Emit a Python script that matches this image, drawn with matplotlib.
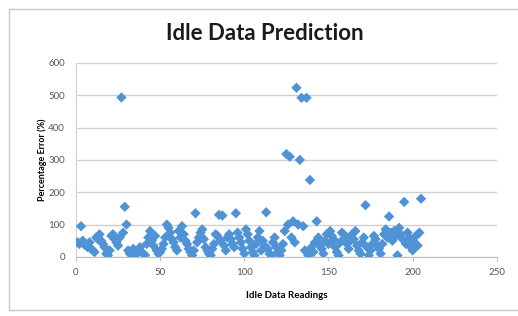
import matplotlib
matplotlib.use("Agg")
import matplotlib.pyplot as plt
from matplotlib.patches import Rectangle

# estimated readings (index -> percentage error)
readings = list(range(1, 206))
errors = [
    45, 40, 95, 50, 38, 35, 30, 45, 25, 20,
    15, 60, 55, 70, 50, 40, 30, 10, 5, 20,
    65, 70, 55, 45, 35, 60, 493, 75, 155, 100,
    20, 10, 15, 25, 5, 10, 20, 30, 15, 10,
    5, 40, 60, 80, 50, 35, 65, 20, 10, 15,
    25, 40, 60, 100, 90, 75, 55, 45, 30, 20,
    80, 60, 95, 70, 50, 40, 25, 15, 5, 20,
    135, 45, 60, 75, 85, 55, 30, 20, 10, 5,
    25, 40, 70, 65, 130, 50, 128, 35, 20, 60,
    70, 55, 40, 30, 135, 75, 60, 45, 25, 10,
    85, 70, 50, 30, 15, 5, 40, 60, 80, 20,
    50, 35, 138, 25, 10, 5, 45, 60, 30, 15,
    5, 20, 40, 80, 318, 100, 310, 60, 110, 45,
    523, 100, 300, 492, 95, 20, 492, 5, 238, 30,
    15, 45, 110, 60, 35, 25, 10, 50, 70, 40,
    80, 65, 55, 30, 15, 5, 45, 75, 70, 60,
    40, 25, 50, 70, 55, 80, 35, 20, 10, 45,
    60, 160, 30, 5, 20, 40, 65, 55, 35, 25,
    10, 40, 70, 85, 60, 125, 75, 50, 80, 65,
    5, 90, 70, 55, 170, 40, 75, 60, 30, 20,
    45, 65, 35, 75, 180,
]

x_ticks = [0, 50, 100, 150, 200, 250]
y_ticks = [0, 100, 200, 300, 400, 500, 600]

plt.rcParams['font.family'] = ['Lato', 'DejaVu Sans']

fig = plt.figure(figsize=(5.18, 3.16), dpi=100)

# chart frame like the spreadsheet chart area
fig.patches.append(Rectangle((9 / 518, 0.02), 1.2, 0.952, transform=fig.transFigure,
                             fill=False, edgecolor="#c8c8c8", linewidth=1.0))

ax = fig.add_axes([0.1467, 0.187, 0.8123, 0.614])
ax.scatter(readings, errors, marker="D", s=28, color="#4f93d6", edgecolors="none", zorder=3)

ax.set_xlim(0, 250)
ax.set_ylim(0, 600)
ax.set_xticks(x_ticks)
ax.set_yticks(y_ticks)
ax.yaxis.grid(True, color="#d0d0d0", linewidth=1.0)
ax.set_axisbelow(True)

for side in ["top", "right"]:
    ax.spines[side].set_visible(False)
ax.spines["left"].set_color("#d0d0d0")
ax.spines["bottom"].set_color("#c0c0c0")
ax.tick_params(axis="both", labelsize=7, colors="#555555", length=3, width=0.8)
ax.tick_params(axis="y", length=0, pad=8)
ax.tick_params(axis="x", color="#c0c0c0", pad=5)

ax.set_xlabel("Idle Data Readings", fontsize=7, fontweight="bold", labelpad=10)
ax.set_ylabel("Percentage Error (%)", fontsize=6.5, fontweight="bold", labelpad=1)
fig.text(0.512, 0.893, "Idle Data Prediction", ha="center", va="center",
         fontsize=16, fontweight="bold", color="#1a1a1a")

fig.savefig("out.png", dpi=100)
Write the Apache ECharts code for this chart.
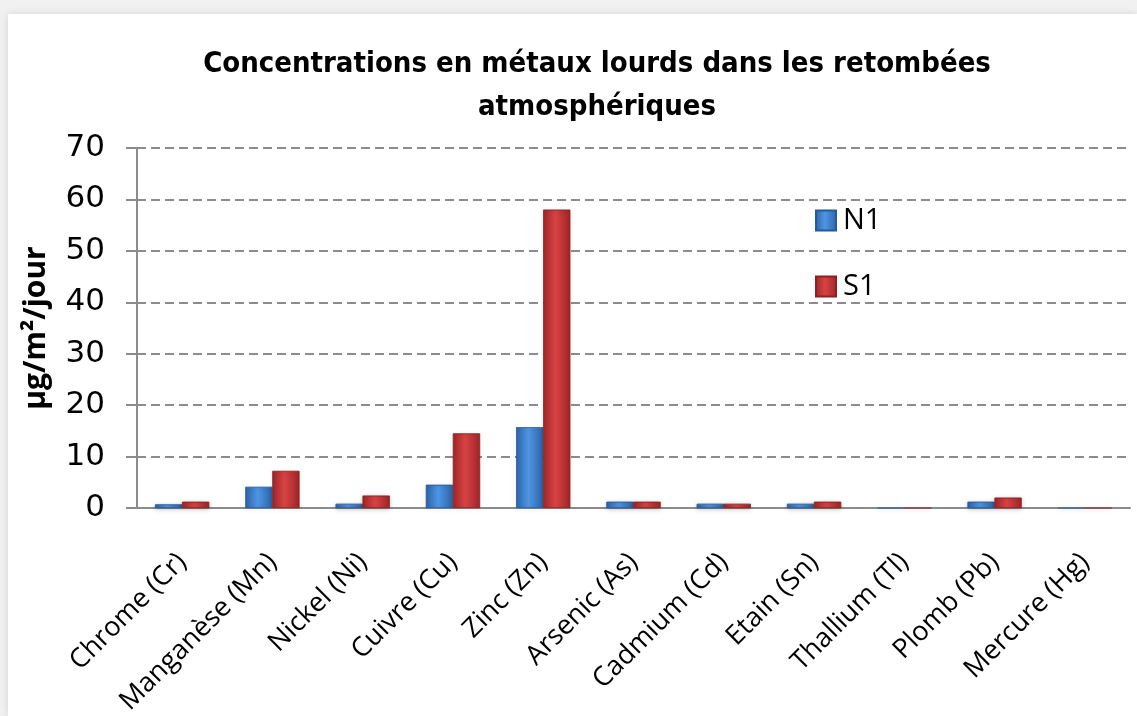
<!DOCTYPE html>
<html>
<head>
<meta charset="utf-8">
<style>
  html, body { margin: 0; padding: 0; background: #fff; }
  #myChart { width: 1137px; height: 716px; }
</style>
<script src="https://cdn.jsdelivr.net/npm/echarts@6/dist/echarts.min.js"></script>
</head>
<body>
<div id="myChart"></div>
<script>
// categories and values
const metals = ['Chrome (Cr)', 'Manganèse (Mn)', 'Nickel (Ni)', 'Cuivre (Cu)', 'Zinc (Zn)', 'Arsenic (As)',
  'Cadmium (Cd)', 'Etain (Sn)', 'Thallium (Tl)', 'Plomb (Pb)', 'Mercure (Hg)']
const n1Values = [0.7, 4.1, 0.8, 4.5, 15.7, 1.2, 0.8, 0.8, 0, 1.2, 0]
const s1Values = [1.2, 7.2, 2.4, 14.5, 58, 1.2, 0.8, 1.2, 0, 2.0, 0]
const yTicks = { min: 0, max: 70, interval: 10 }

function barGradient(dark, light) {
  return new echarts.graphic.LinearGradient(0, 0, 1, 0, [
    { offset: 0, color: dark },
    { offset: 0.45, color: light },
    { offset: 1, color: dark },
  ])
}

let myChart = echarts.init(document.getElementById('myChart'))
myChart.setOption({
  backgroundColor: '#f1f1f1',
  graphic: [
    {
      type: 'rect',
      left: 8,
      top: 14,
      z: -10,
      shape: { width: 1129, height: 702 },
      style: { fill: '#fff', shadowBlur: 8, shadowColor: 'rgba(0,0,0,0.12)' },
    },
  ],
  title: {
    text: 'Concentrations en métaux lourds dans les retombées\natmosphériques',
    left: 592,
    textAlign: 'center',
    top: 38,
    textStyle: {
      fontFamily: "'Liberation Sans Narrow', 'DejaVu Sans Condensed', sans-serif",
      fontSize: 29,
      fontWeight: 'bold',
      color: '#000',
      lineHeight: 43,
    },
  },
  legend: {
    orient: 'vertical',
    left: 815,
    top: 206,
    padding: 0,
    icon: 'rect',
    itemWidth: 20,
    itemHeight: 20,
    itemGap: 37,
    textStyle: { fontFamily: "'Open Sans', sans-serif", fontSize: 29, lineHeight: 26, color: '#000', padding: [0, 0, 0, 2] },
    data: ['N1', 'S1'],
  },
  grid: {
    left: 137,
    right: 7,
    top: 148,
    bottom: 208,
    outerBoundsMode: 'none',
  },
  xAxis: {
    type: 'category',
    data: metals,
    axisTick: { show: false },
    axisLine: { lineStyle: { color: '#8c8c8c', width: 2 } },
    axisLabel: {
      rotate: 45,
      interval: 0,
      margin: 50,
      padding: [72, 0, 0, 0],
      fontFamily: "'Open Sans', sans-serif",
      fontSize: 27,
      color: '#000',
    },
  },
  yAxis: {
    type: 'value',
    min: yTicks.min,
    max: yTicks.max,
    interval: yTicks.interval,
    name: 'µg/m²/jour',
    nameLocation: 'middle',
    nameGap: 86,
    nameTextStyle: {
      fontFamily: "'Open Sans', sans-serif",
      fontSize: 30,
      fontWeight: 'bold',
      color: '#000',
    },
    axisLine: { show: true, lineStyle: { color: '#8c8c8c', width: 2 } },
    axisTick: { show: true, length: 11, lineStyle: { color: '#8c8c8c', width: 2 } },
    axisLabel: {
      margin: 32,
      fontFamily: "'DejaVu Sans', sans-serif",
      fontSize: 31,
      color: '#000',
    },
    splitLine: {
      show: true,
      lineStyle: { color: '#8c8c8c', width: 2, type: [9, 5] },
    },
  },
  series: [
    {
      name: 'N1',
      type: 'bar',
      data: n1Values,
      barWidth: 27,
      barGap: '0%',
      itemStyle: {
        color: barGradient('#2c64a8', '#4f95e4'),
        borderColor: '#255a98',
        borderWidth: 0.5,
        shadowBlur: 4,
        shadowColor: 'rgba(0,0,0,0.25)',
        shadowOffsetY: 1,
      },
    },
    {
      name: 'S1',
      type: 'bar',
      data: s1Values,
      barWidth: 27,
      itemStyle: {
        color: barGradient('#a02628', '#d84343'),
        borderColor: '#8c2022',
        borderWidth: 0.5,
        shadowBlur: 4,
        shadowColor: 'rgba(0,0,0,0.25)',
        shadowOffsetY: 1,
      },
    },
  ],
})
</script>
</body>
</html>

====

Exclude the pictures. Write out the remaining data exactly.

_Result of the task_.
Emit a Python script that matches this image, drawn with matplotlib.
import matplotlib
matplotlib.use("Agg")
import matplotlib.pyplot as plt
from matplotlib.patches import Rectangle

# estimated readings (index -> percentage error)
readings = list(range(1, 206))
errors = [
    45, 40, 95, 50, 38, 35, 30, 45, 25, 20,
    15, 60, 55, 70, 50, 40, 30, 10, 5, 20,
    65, 70, 55, 45, 35, 60, 493, 75, 155, 100,
    20, 10, 15, 25, 5, 10, 20, 30, 15, 10,
    5, 40, 60, 80, 50, 35, 65, 20, 10, 15,
    25, 40, 60, 100, 90, 75, 55, 45, 30, 20,
    80, 60, 95, 70, 50, 40, 25, 15, 5, 20,
    135, 45, 60, 75, 85, 55, 30, 20, 10, 5,
    25, 40, 70, 65, 130, 50, 128, 35, 20, 60,
    70, 55, 40, 30, 135, 75, 60, 45, 25, 10,
    85, 70, 50, 30, 15, 5, 40, 60, 80, 20,
    50, 35, 138, 25, 10, 5, 45, 60, 30, 15,
    5, 20, 40, 80, 318, 100, 310, 60, 110, 45,
    523, 100, 300, 492, 95, 20, 492, 5, 238, 30,
    15, 45, 110, 60, 35, 25, 10, 50, 70, 40,
    80, 65, 55, 30, 15, 5, 45, 75, 70, 60,
    40, 25, 50, 70, 55, 80, 35, 20, 10, 45,
    60, 160, 30, 5, 20, 40, 65, 55, 35, 25,
    10, 40, 70, 85, 60, 125, 75, 50, 80, 65,
    5, 90, 70, 55, 170, 40, 75, 60, 30, 20,
    45, 65, 35, 75, 180,
]

x_ticks = [0, 50, 100, 150, 200, 250]
y_ticks = [0, 100, 200, 300, 400, 500, 600]

plt.rcParams['font.family'] = ['Lato', 'DejaVu Sans']

fig = plt.figure(figsize=(5.18, 3.16), dpi=100)

# chart frame like the spreadsheet chart area
fig.patches.append(Rectangle((9 / 518, 0.02), 1.2, 0.952, transform=fig.transFigure,
                             fill=False, edgecolor="#c8c8c8", linewidth=1.0))

ax = fig.add_axes([0.1467, 0.187, 0.8123, 0.614])
ax.scatter(readings, errors, marker="D", s=28, color="#4f93d6", edgecolors="none", zorder=3)

ax.set_xlim(0, 250)
ax.set_ylim(0, 600)
ax.set_xticks(x_ticks)
ax.set_yticks(y_ticks)
ax.yaxis.grid(True, color="#d0d0d0", linewidth=1.0)
ax.set_axisbelow(True)

for side in ["top", "right"]:
    ax.spines[side].set_visible(False)
ax.spines["left"].set_color("#d0d0d0")
ax.spines["bottom"].set_color("#c0c0c0")
ax.tick_params(axis="both", labelsize=7, colors="#555555", length=3, width=0.8)
ax.tick_params(axis="y", length=0, pad=8)
ax.tick_params(axis="x", color="#c0c0c0", pad=5)

ax.set_xlabel("Idle Data Readings", fontsize=7, fontweight="bold", labelpad=10)
ax.set_ylabel("Percentage Error (%)", fontsize=6.5, fontweight="bold", labelpad=1)
fig.text(0.512, 0.893, "Idle Data Prediction", ha="center", va="center",
         fontsize=16, fontweight="bold", color="#1a1a1a")

fig.savefig("out.png", dpi=100)
Write the Apache ECharts code for this chart.
<!DOCTYPE html>
<html>
<head>
<meta charset="utf-8">
<style>
  html, body { margin: 0; padding: 0; background: #fff; }
  #myChart { width: 1137px; height: 716px; }
</style>
<script src="https://cdn.jsdelivr.net/npm/echarts@6/dist/echarts.min.js"></script>
</head>
<body>
<div id="myChart"></div>
<script>
// categories and values
const metals = ['Chrome (Cr)', 'Manganèse (Mn)', 'Nickel (Ni)', 'Cuivre (Cu)', 'Zinc (Zn)', 'Arsenic (As)',
  'Cadmium (Cd)', 'Etain (Sn)', 'Thallium (Tl)', 'Plomb (Pb)', 'Mercure (Hg)']
const n1Values = [0.7, 4.1, 0.8, 4.5, 15.7, 1.2, 0.8, 0.8, 0, 1.2, 0]
const s1Values = [1.2, 7.2, 2.4, 14.5, 58, 1.2, 0.8, 1.2, 0, 2.0, 0]
const yTicks = { min: 0, max: 70, interval: 10 }

function barGradient(dark, light) {
  return new echarts.graphic.LinearGradient(0, 0, 1, 0, [
    { offset: 0, color: dark },
    { offset: 0.45, color: light },
    { offset: 1, color: dark },
  ])
}

let myChart = echarts.init(document.getElementById('myChart'))
myChart.setOption({
  backgroundColor: '#f1f1f1',
  graphic: [
    {
      type: 'rect',
      left: 8,
      top: 14,
      z: -10,
      shape: { width: 1129, height: 702 },
      style: { fill: '#fff', shadowBlur: 8, shadowColor: 'rgba(0,0,0,0.12)' },
    },
  ],
  title: {
    text: 'Concentrations en métaux lourds dans les retombées\natmosphériques',
    left: 592,
    textAlign: 'center',
    top: 38,
    textStyle: {
      fontFamily: "'Liberation Sans Narrow', 'DejaVu Sans Condensed', sans-serif",
      fontSize: 29,
      fontWeight: 'bold',
      color: '#000',
      lineHeight: 43,
    },
  },
  legend: {
    orient: 'vertical',
    left: 815,
    top: 206,
    padding: 0,
    icon: 'rect',
    itemWidth: 20,
    itemHeight: 20,
    itemGap: 37,
    textStyle: { fontFamily: "'Open Sans', sans-serif", fontSize: 29, lineHeight: 26, color: '#000', padding: [0, 0, 0, 2] },
    data: ['N1', 'S1'],
  },
  grid: {
    left: 137,
    right: 7,
    top: 148,
    bottom: 208,
    outerBoundsMode: 'none',
  },
  xAxis: {
    type: 'category',
    data: metals,
    axisTick: { show: false },
    axisLine: { lineStyle: { color: '#8c8c8c', width: 2 } },
    axisLabel: {
      rotate: 45,
      interval: 0,
      margin: 50,
      padding: [72, 0, 0, 0],
      fontFamily: "'Open Sans', sans-serif",
      fontSize: 27,
      color: '#000',
    },
  },
  yAxis: {
    type: 'value',
    min: yTicks.min,
    max: yTicks.max,
    interval: yTicks.interval,
    name: 'µg/m²/jour',
    nameLocation: 'middle',
    nameGap: 86,
    nameTextStyle: {
      fontFamily: "'Open Sans', sans-serif",
      fontSize: 30,
      fontWeight: 'bold',
      color: '#000',
    },
    axisLine: { show: true, lineStyle: { color: '#8c8c8c', width: 2 } },
    axisTick: { show: true, length: 11, lineStyle: { color: '#8c8c8c', width: 2 } },
    axisLabel: {
      margin: 32,
      fontFamily: "'DejaVu Sans', sans-serif",
      fontSize: 31,
      color: '#000',
    },
    splitLine: {
      show: true,
      lineStyle: { color: '#8c8c8c', width: 2, type: [9, 5] },
    },
  },
  series: [
    {
      name: 'N1',
      type: 'bar',
      data: n1Values,
      barWidth: 27,
      barGap: '0%',
      itemStyle: {
        color: barGradient('#2c64a8', '#4f95e4'),
        borderColor: '#255a98',
        borderWidth: 0.5,
        shadowBlur: 4,
        shadowColor: 'rgba(0,0,0,0.25)',
        shadowOffsetY: 1,
      },
    },
    {
      name: 'S1',
      type: 'bar',
      data: s1Values,
      barWidth: 27,
      itemStyle: {
        color: barGradient('#a02628', '#d84343'),
        borderColor: '#8c2022',
        borderWidth: 0.5,
        shadowBlur: 4,
        shadowColor: 'rgba(0,0,0,0.25)',
        shadowOffsetY: 1,
      },
    },
  ],
})
</script>
</body>
</html>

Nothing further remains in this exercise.